Monday, March 26, 2012

Huck Finn: The Original All-American

In my freshman English course on American Literature, I was truly devastated to learn that we would have only a single week in which to read and absorb the beautiful intricacies of one of my favorite authors, Mark Twain, and, in my opinion, the epitome of American Literature, The Adventures of Huckleberry Finn.  This amazing piece of work is absolutely American in that it could never have come about in any country but the United States, with any influence other than the South, or under any better authorship than that of Mark Twain.  If asked to name an American book, I think that this would be the first one to come to my mind.

Twain, much as Dickinson and Whitman did with poetry, broke all the rules of prose.  He turned the world of American Literature on its head by letting his characters tell the story themselves, in their own words, with their own dialects, providing their own points of view, which were colored by their own values and morals, and all without explanation or remorse.  Twain resists the temptation to narrate or provide any excuses for what he writes, even though—if taken at face value—the tale can be extremely controversial.  He simply lets the story unfold by depicting it without embellishment, and lets the reader do the rest. 

And that depiction is truly incredible: every single thing that Huck encounters in his adventures along the river, he obediently describes with perfect accuracy, giving us a sense of Twain’s deep knowledge and understanding of his setting for this story.  Because of the ease with which Huck portrays his surroundings, we can easily see in our imaginations the two runaways rafting along the Mississippi, coming across small river outposts, meeting the various characters in a Southern “backwoods” society, and so on.  We are whisked away to another time and place, and completely immersed there in every detail: the language, the morals, the landscape, the philosophies, the relationships—everything is there, perfectly reconstructed, and we are lost within that world.

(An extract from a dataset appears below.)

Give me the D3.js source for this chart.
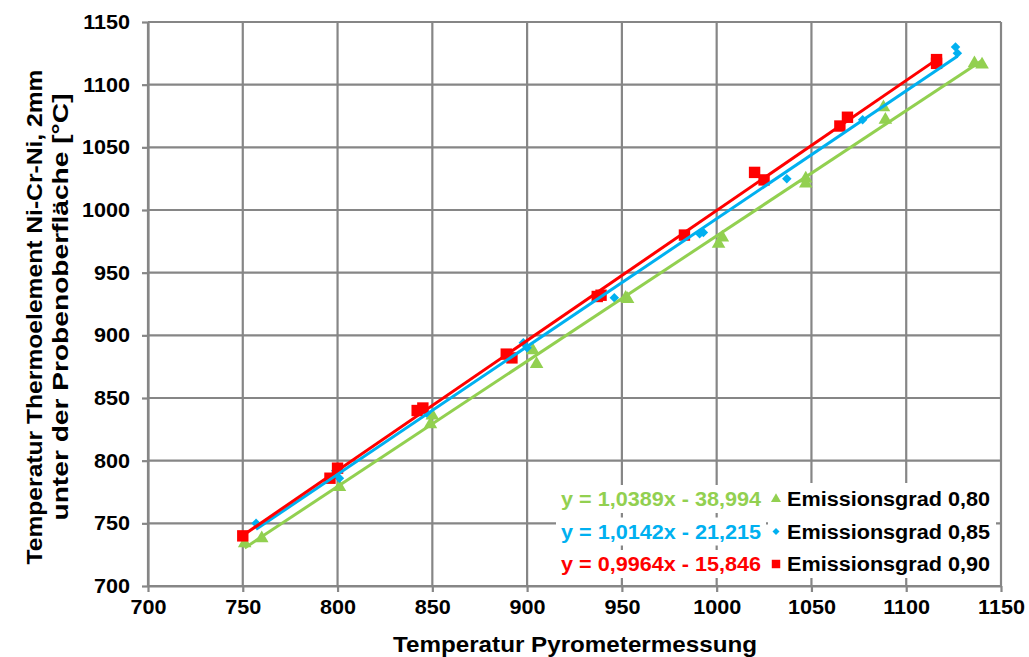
<!DOCTYPE html>
<html>
<head>
<meta charset="utf-8">
<script src="https://cdn.jsdelivr.net/npm/d3@7"></script>
<style>
  html, body { margin: 0; padding: 0; background: #fff; }
  svg { display: block; }
  text { font-family: "Liberation Sans", Arial, sans-serif; font-weight: bold; }
</style>
</head>
<body>
<svg id="chart" width="1029" height="657"></svg>
<script>
// ---- data ----
const xTicks = [700, 750, 800, 850, 900, 950, 1000, 1050, 1100, 1150];
const yTicks = [700, 750, 800, 850, 900, 950, 1000, 1050, 1100, 1150];

const xGreen = [751, 760, 801, 849, 850, 903, 905, 952, 953, 1001, 1003, 1047, 1047, 1088, 1089, 1136, 1140];
const yGreen = [734, 738, 779, 829, 836, 888, 877, 930, 929, 973, 978, 1021, 1025, 1082, 1072, 1117, 1116];

const xBlue = [757, 799, 801, 847, 898, 900, 946, 991, 993, 1037, 1077, 1126, 1127];
const yBlue = [750, 792, 786, 838, 894, 890, 930, 981, 982, 1025, 1072, 1130, 1125];

const xRed = [750, 796, 800, 842, 845, 889, 892, 937, 939, 983, 1020, 1025, 1065, 1069, 1116, 1116];
const yRed = [740, 786, 794, 840, 842, 885, 882, 931, 932, 980, 1030, 1024, 1067, 1074, 1120, 1117];

const seriesNames = ["Emissionsgrad 0,80", "Emissionsgrad 0,85", "Emissionsgrad 0,90"];
const equations = ["y = 1,0389x - 38,994", "y = 1,0142x - 21,215", "y = 0,9964x - 15,846"];
const colors = ["#92D050", "#00B0F0", "#FF0000"];
const symbols = [d3.symbolTriangle, d3.symbolSquare, d3.symbolSquare];
const symbolRot = [0, 45, 0];
const symbolSizes = [80, 45, 130];

const xTitle = "Temperatur Pyrometermessung";
const yTitle1 = "Temperatur Thermoelement Ni-Cr-Ni, 2mm";
const yTitle2 = "unter der Probenoberfläche [°C]";

// ---- layout ----
const svg = d3.select("#chart");
const m = { left: 148, top: 22, right: 1001, bottom: 586 };
const x = d3.scaleLinear().domain([700, 1150]).range([m.left, m.right]);
const y = d3.scaleLinear().domain([700, 1150]).range([m.bottom, m.top]);
const gridColor = "#868686";
const sx = 1.08;

// gridlines
const g = svg.append("g");
g.selectAll("line.vg").data(xTicks).join("line")
  .attr("x1", d => x(d)).attr("x2", d => x(d))
  .attr("y1", m.top).attr("y2", m.bottom)
  .attr("stroke", gridColor).attr("stroke-width", 2.2);
g.selectAll("line.hg").data(yTicks).join("line")
  .attr("x1", m.left).attr("x2", m.right)
  .attr("y1", d => y(d)).attr("y2", d => y(d))
  .attr("stroke", gridColor).attr("stroke-width", 2.2);

// axes
const xAxis = svg.append("g").attr("transform", `translate(0,${m.bottom})`)
  .call(d3.axisBottom(x).tickValues(xTicks).tickSize(6).tickSizeOuter(0).tickFormat(d3.format("d")));
const yAxis = svg.append("g").attr("transform", `translate(${m.left},0)`)
  .call(d3.axisLeft(y).tickValues(yTicks).tickSize(6).tickSizeOuter(0).tickFormat(d3.format("d")));
[xAxis, yAxis].forEach(a => {
  a.select(".domain").attr("stroke", gridColor).attr("stroke-width", 2.2);
  a.selectAll(".tick line").attr("stroke", gridColor).attr("stroke-width", 2.2);
  a.selectAll("text").attr("fill", "#000").style("font-size", "20px")
    .style("font-family", "'Liberation Sans', Arial, sans-serif").style("font-weight", "bold");
});
xAxis.selectAll("text").attr("y", 14).attr("transform", `scale(${sx},1)`);
yAxis.selectAll("text").attr("x", -18 / sx).attr("transform", `scale(${sx},1)`);

// regression helper (least squares from the data above)
function fit(xs, ys) {
  const mx = d3.mean(xs), my = d3.mean(ys);
  let num = 0, den = 0;
  xs.forEach((v, i) => { num += (v - mx) * (ys[i] - my); den += (v - mx) * (v - mx); });
  const b = num / den, a = my - b * mx;
  const x0 = d3.min(xs), x1 = d3.max(xs);
  return [[x0, a + b * x0], [x1, a + b * x1]];
}

const series = [
  { xs: xGreen, ys: yGreen },
  { xs: xBlue, ys: yBlue },
  { xs: xRed, ys: yRed }
];

// markers
series.forEach((s, i) => {
  svg.append("g").selectAll("path").data(s.xs.map((v, j) => [v, s.ys[j]])).join("path")
    .attr("transform", d => `translate(${x(d[0])},${y(d[1])}) rotate(${symbolRot[i]})`)
    .attr("d", d3.symbol().type(symbols[i]).size(symbolSizes[i]))
    .attr("fill", colors[i]);
});
// trend lines
const line = d3.line().x(d => x(d[0])).y(d => y(d[1]));
series.forEach((s, i) => {
  svg.append("path").attr("d", line(fit(s.xs, s.ys)))
    .attr("stroke", colors[i]).attr("stroke-width", 3).attr("fill", "none");
});

// equation labels & legend
const rowY = [499, 531.5, 564];
svg.append("rect").attr("x", 768).attr("y", 483).attr("width", 228).attr("height", 95).attr("fill", "#fff");
rowY.forEach((ry, i) => {
  svg.append("rect").attr("x", 556).attr("y", ry - 14).attr("width", 210).attr("height", 28).attr("fill", "#fff");
  svg.append("text").attr("x", 761).attr("y", ry + 7).attr("text-anchor", "end")
    .attr("fill", colors[i]).style("font-size", "19.5px")
    .attr("textLength", 200).attr("lengthAdjust", "spacingAndGlyphs").text(equations[i]);
  svg.append("path").attr("transform", `translate(776,${ry}) rotate(${symbolRot[i]})`)
    .attr("d", d3.symbol().type(symbols[i]).size(symbolSizes[i] * 0.55)).attr("fill", colors[i]);
  svg.append("text").attr("x", 787).attr("y", ry + 7)
    .attr("fill", "#000").style("font-size", "19.5px")
    .attr("textLength", 203).attr("lengthAdjust", "spacingAndGlyphs").text(seriesNames[i]);
});

// axis titles
svg.append("text").attr("x", 575).attr("y", 652).attr("text-anchor", "middle")
  .style("font-size", "22.5px").attr("textLength", 364).attr("lengthAdjust", "spacingAndGlyphs").text(xTitle);
svg.append("text").attr("transform", "translate(42,317) rotate(-90)").attr("text-anchor", "middle")
  .style("font-size", "22.5px").attr("textLength", 495).attr("lengthAdjust", "spacingAndGlyphs").text(yTitle1);
svg.append("text").attr("transform", "translate(68,307) rotate(-90)").attr("text-anchor", "middle")
  .style("font-size", "22.5px").attr("textLength", 427).attr("lengthAdjust", "spacingAndGlyphs").text(yTitle2);
</script>
</body>
</html>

Although Huck faithfully describes the events and interactions in his journey, he actually understands very little of what is going on around him.  In another masterfully executed element of his writing, Twain manages to give us the most profound wisdom “out of the mouths of babes.”  He depends heavily on the use of irony to get his messages across to the reader.  When Huck speaks perfectly innocently and without comprehension about some of the most atrocious and unspeakable acts that Americans have ever committed, we are not meant to believe that Huck (or Twain himself) is a racist, a bigot, or a white supremacist!  Rather, it is intended to challenge the reader; to make us question what we take for granted or what we let slip by without taking issue, and to open our eyes as to whether this prejudice is really all in the past, or if it is still around us, going unnoticed, avoided, or ignored.